I think I have learned my lesson, though clearly I will have to learn it again, and again--each time we introduce a new function. Those who market networks know me well. They know that I have an instinctive need for order, control. They know that, as a person who teaches in a lab four hours a week, I will not ever know the system. They know I will be anxious--now, not only about what my writers are doing, but what the network is doing. So they sell me, us, networks like those described above--networks where I can seize control of a student's screen and replace it with mine.

Networked classrooms are wonderful--don't get me wrong. But as we bring these classrooms on-line, we need to be careful that we understand ourselves--and that we do not lose sight of the deep aim of our teaching: to help students realize the power they have within them as writers, as people. We need to take care, lest computers become, like grammar-based workbooks or a lock-step process classroom, just one more way of keeping students from learning what they need to know.

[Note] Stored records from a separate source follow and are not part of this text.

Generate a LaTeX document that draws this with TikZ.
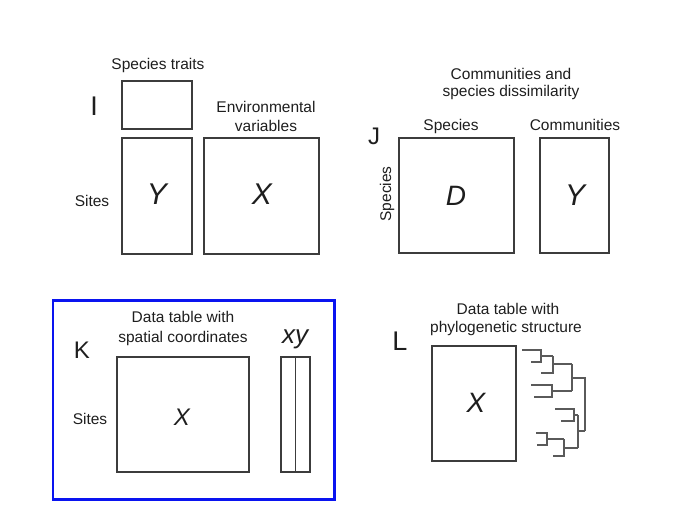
\documentclass[tikz,border=0pt]{standalone}
\usepackage{fontspec}
\setmainfont{Liberation Sans}
\definecolor{boxgray}{HTML}{3C3C3C}
\definecolor{treegray}{HTML}{5A5A5A}
\definecolor{txt}{HTML}{1E1E1E}
\definecolor{frameblue}{HTML}{0A14F0}
\begin{document}
\begin{tikzpicture}[x=1pt,y=-1pt,
  tbl/.style={draw=boxgray, line width=1.2pt, inner sep=0pt, outer sep=0pt, anchor=north west},
  lbl/.style={anchor=base, inner sep=0pt, text=txt, font=\fontsize{15.5}{18}\selectfont},
  plet/.style={anchor=base, inner sep=0pt, text=txt, font=\fontsize{#1}{#1}\selectfont},
  mlet/.style={anchor=base, inner sep=0pt, text=txt, font=\fontsize{#1}{#1}\selectfont\itshape},
  treeline/.style={draw=treegray, line width=1.1pt}]
\useasboundingbox (0,0) rectangle (680,529);

% ---------- Panel I ----------
\node[plet=27] (labI) at (94,116) {I};
\node[lbl] (tSpT) at (158,70) {Species traits};
\node[lbl] (tEnv1) at (266,113) {Environmental};
\node[lbl] (tEnv2) at (266,132) {variables};
\node[lbl] (tSitesI) at (92,207) {Sites};
\node[tbl, minimum width=70pt, minimum height=48pt] (st) at (122,81) {};
\node[tbl, minimum width=70pt, minimum height=116pt] (yI) at (122,138) {};
\node[tbl, minimum width=115pt, minimum height=116pt] (xI) at (204,138) {};
\node[mlet=30] (lYI) at (157,205) {Y};
\node[mlet=30] (lXI) at (262,205) {X};

% ---------- Panel J ----------
\node[plet=24] (labJ) at (374,145) {J};
\node[lbl] (tCom1) at (511,80) {Communities and};
\node[lbl] (tCom2) at (511,97) {species dissimilarity};
\node[lbl] (tSpJ) at (451,131) {Species};
\node[lbl] (tComJ) at (575,131) {Communities};
\node[lbl, rotate=90] (tSpRot) at (391,194) {Species};
\node[tbl, minimum width=115pt, minimum height=115pt] (dJ) at (399,138) {};
\node[tbl, minimum width=69pt, minimum height=115pt] (yJ) at (540,138) {};
\node[mlet=28] (lDJ) at (456,206) {D};
\node[mlet=30] (lYJ) at (575,206) {Y};

% ---------- Panel K ----------
\node[draw=frameblue, line width=2.8pt, inner sep=0pt, outer sep=0pt, anchor=north west,
      minimum width=281.5pt, minimum height=199pt] (frameK) at (53,300.5) {};
\node[plet=24] (labK) at (82,358) {K};
\node[lbl] (tDat1) at (183,323) {Data table with};
\node[lbl] (tDat2) at (183,342) {spatial coordinates};
\node[mlet=26] (lxy) at (295,343) {xy};
\node[lbl] (tSitesK) at (90,424) {Sites};
\node[tbl, minimum width=132pt, minimum height=115pt] (xK) at (117,357) {};
\node[tbl, minimum width=29pt, minimum height=115pt] (xyK) at (281,357) {};
\draw[draw=boxgray, line width=1.2pt] (xyK.north) -- (xyK.south);
\node[mlet=24] (lXK) at (182,425) {X};

% ---------- Panel L ----------
\node[plet=27] (labL) at (400,350) {L};
\node[lbl] (tPhy1) at (508,315) {Data table with};
\node[lbl] (tPhy2) at (506,333) {phylogenetic structure};
\node[tbl, minimum width=84pt, minimum height=115pt] (xL) at (432,346) {};
\node[mlet=28] (lXL) at (476,412) {X};

% phylogenetic tree
\draw[treeline] (522,350) -- (541,350) -- (541,362) -- (531,362);
\draw[treeline] (541,356) -- (553,356);
\draw[treeline] (541,373) -- (553,373) -- (553,356);
\draw[treeline] (553,364) -- (572,364);
\draw[treeline] (531,385) -- (552,385) -- (552,397) -- (534,397);
\draw[treeline] (552,391) -- (572,391);
\draw[treeline] (572,364) -- (572,391);
\draw[treeline] (572,378) -- (585,378) -- (585,431);
\draw[treeline] (555,409) -- (574,409) -- (574,421) -- (561,421);
\draw[treeline] (574,415) -- (578,415);
\draw[treeline] (536,433) -- (547,433) -- (547,445) -- (537,445);
\draw[treeline] (547,439) -- (564,439);
\draw[treeline] (553,456) -- (564,456) -- (564,439);
\draw[treeline] (564,448) -- (578,448);
\draw[treeline] (578,415) -- (578,448);
\draw[treeline] (578,431) -- (585,431);
\end{tikzpicture}
\end{document}
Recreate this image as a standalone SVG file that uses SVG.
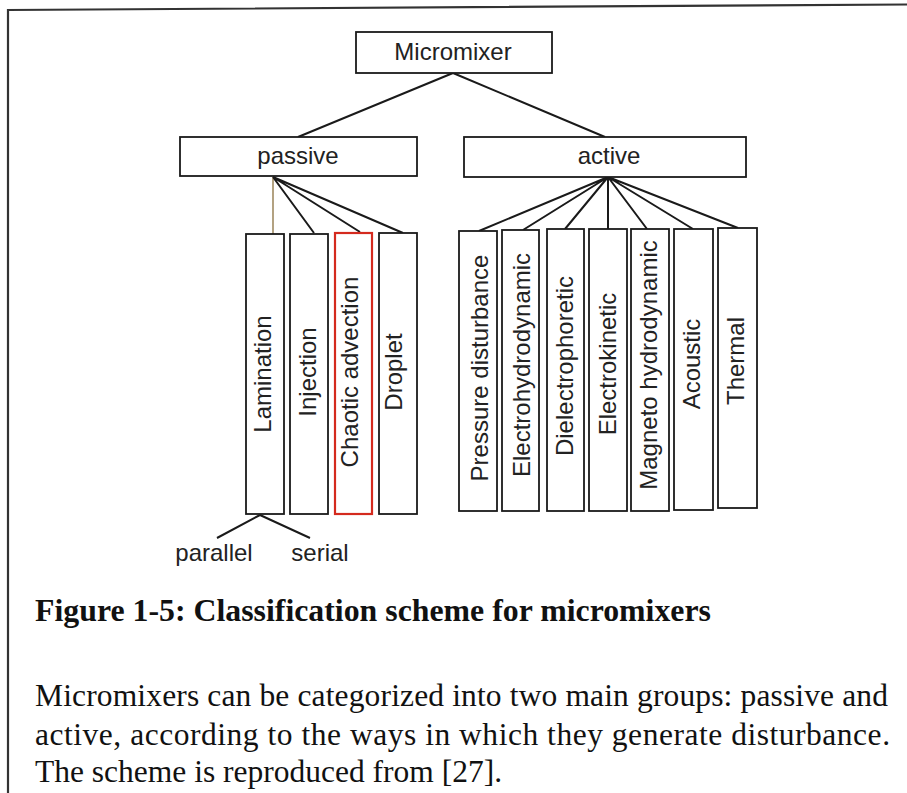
<svg xmlns="http://www.w3.org/2000/svg" width="907" height="793" viewBox="0 0 907 793">
<style>
.box{fill:#fff;stroke:#1a1a1a;stroke-width:1.8}
.red{fill:#fff;stroke:#d42a1e;stroke-width:2.2}
.lbl{font-family:"Liberation Sans",Arial,sans-serif;font-size:24px;fill:#222;text-anchor:middle}
.con{stroke:#1a1a1a;stroke-width:2;fill:none}
.cap{font-family:"Liberation Serif","Times New Roman",serif;fill:#111}
</style>
<rect width="907" height="793" fill="#fff"/>
<g id="frame"><path d="M8,793 L8,10 L907,4.5" fill="none" stroke="#333" stroke-width="2.2"/></g>

<g id="connectors">
<path class="con" d="M453,73 L298,137 M453,73 L605,137"/>
<path d="M273,177 L273,234" stroke="#a08b62" stroke-width="1.6"/>
<path class="con" d="M273,177 L314,233 M273,177 L360,232 M273,177 L403,233"/>
<path class="con" d="M608,177 L479,231 M608,177 L523,230 M608,177 L565,229 M608,177 L608,229 M608,177 L647,229 M608,177 L693,229 M608,177 L738,228"/>
<path class="con" d="M260,515 L217,538 M260,515 L310,538"/>
</g>

<g id="micromixer"><rect class="box" x="356" y="32" width="196" height="41"/><text class="lbl" x="453" y="60">Micromixer</text></g>
<g id="passive"><rect class="box" x="180" y="137" width="237" height="39"/><text class="lbl" x="298" y="164">passive</text></g>
<g id="active"><rect class="box" x="464" y="137" width="282" height="40"/><text class="lbl" x="609" y="164">active</text></g>

<g id="lamination"><rect class="box" x="246" y="234" width="38" height="280"/><text class="lbl" transform="translate(271,374) rotate(-90)">Lamination</text></g>
<g id="injection"><rect class="box" x="290" y="234" width="38" height="280"/><text class="lbl" transform="translate(316,372) rotate(-90)">Injection</text></g>
<g id="chaotic"><rect class="red" x="335" y="233" width="37" height="281"/><text class="lbl" transform="translate(358,372) rotate(-90)">Chaotic advection</text></g>
<g id="droplet"><rect class="box" x="379" y="233" width="38" height="281"/><text class="lbl" transform="translate(402,372) rotate(-90)">Droplet</text></g>

<g id="pressure"><rect class="box" x="459" y="231" width="38" height="280"/><text class="lbl" transform="translate(488,368) rotate(-90)">Pressure disturbance</text></g>
<g id="electrohydrodynamic"><rect class="box" x="502" y="230" width="37" height="281"/><text class="lbl" transform="translate(530,365) rotate(-90)">Electrohydrodynamic</text></g>
<g id="dielectrophoretic"><rect class="box" x="547" y="229" width="37" height="282"/><text class="lbl" transform="translate(573,366) rotate(-90)">Dielectrophoretic</text></g>
<g id="electrokinetic"><rect class="box" x="589" y="229" width="38" height="282"/><text class="lbl" transform="translate(616,364) rotate(-90)">Electrokinetic</text></g>
<g id="magneto"><rect class="box" x="631" y="229" width="38" height="282"/><text class="lbl" transform="translate(657,365) rotate(-90)">Magneto hydrodynamic</text></g>
<g id="acoustic"><rect class="box" x="674" y="229" width="39" height="281"/><text class="lbl" transform="translate(700,364) rotate(-90)">Acoustic</text></g>
<g id="thermal"><rect class="box" x="718" y="228" width="39" height="280"/><text class="lbl" transform="translate(744,361) rotate(-90)">Thermal</text></g>

<g id="parallel"><text class="lbl" x="214" y="561">parallel</text></g>
<g id="serial"><text class="lbl" x="320" y="561">serial</text></g>

<g id="caption">
<text class="cap" x="35" y="621" font-size="31.5" font-weight="bold" textLength="676" lengthAdjust="spacingAndGlyphs">Figure 1-5: Classification scheme for micromixers</text>
<text class="cap" x="35" y="706" font-size="31.5" textLength="853" lengthAdjust="spacing">Micromixers can be categorized into two main groups: passive and</text>
<text class="cap" x="35" y="745" font-size="31.5" textLength="855" lengthAdjust="spacing">active, according to the ways in which they generate disturbance.</text>
<text class="cap" x="35" y="782" font-size="31.5">The scheme is reproduced from [27].</text>
</g>
</svg>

Charles Moran is the Director of the Writing Program at the University of Massachusetts, Amherst.

References

Batson, T. (1989). Teaching in networked classrooms. In C. Selfe, D. Rodrigues, & W. Oates, (Eds.), Computers in English and the language arts: The challenge of teacher education. Urbana, IL: NCTE.

Elder, J., Bowen, B., Schwartz, J., & Goswami, D. (1989). Word processing in a community of writers. New York: Garland.

Selfe, C. L. (1988). Technology in the English classroom: Computers through the lens of feminist theory. ADE Bulletin, 90, 63-67.

Schwartz, H. (1984). Teaching writing with computer aids. College English, 46, 239-247.

Sudol, R. A. (1985). Applied word processing: Notes on authority, responsibility, and revision in a workshop model. College Composition and Communication, 36, 331-335.

Stine, L. (1989). Computers and commuters: A computer-intensive writing program for adults. Computers and Composition, 6(2), 23- 31.